The date of the audience is fixed by Benoist’s History. He informs us that it was the occasion when the king said that he would part with an arm for the privilege of converting all his subjects to the Romish Church — a phrase of which the clergy made good use in the Pastoral Letter, issued in the year following.[2]
That Letter was drawn up by the Romish Clergy in 1682, and it was called L’Avertissement Pastoral. The court wished to enforce the opening of the Pro-
- ↑ “Burnet’s own Time,” folio, vol. i., pp. 656, 657.

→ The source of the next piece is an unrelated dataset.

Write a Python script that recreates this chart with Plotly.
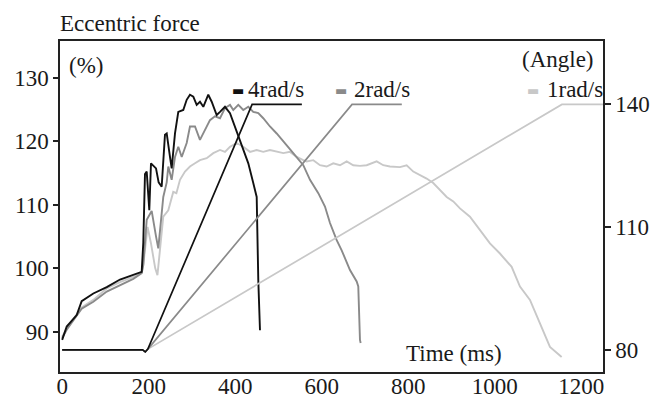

- ↑ “This most Christian King did lately in our hearing say, That he did so earnestly desire to sec all those broken and scattered parcels brought back to the Unity of the Church, that he would esteem it his glory to compass it with the shedding of his own Royal blood, and even with the loss of that invincible arm by which he has so happily made an end of so many wars.” — The Clergy’s Letter, translated by Burnet, page 8.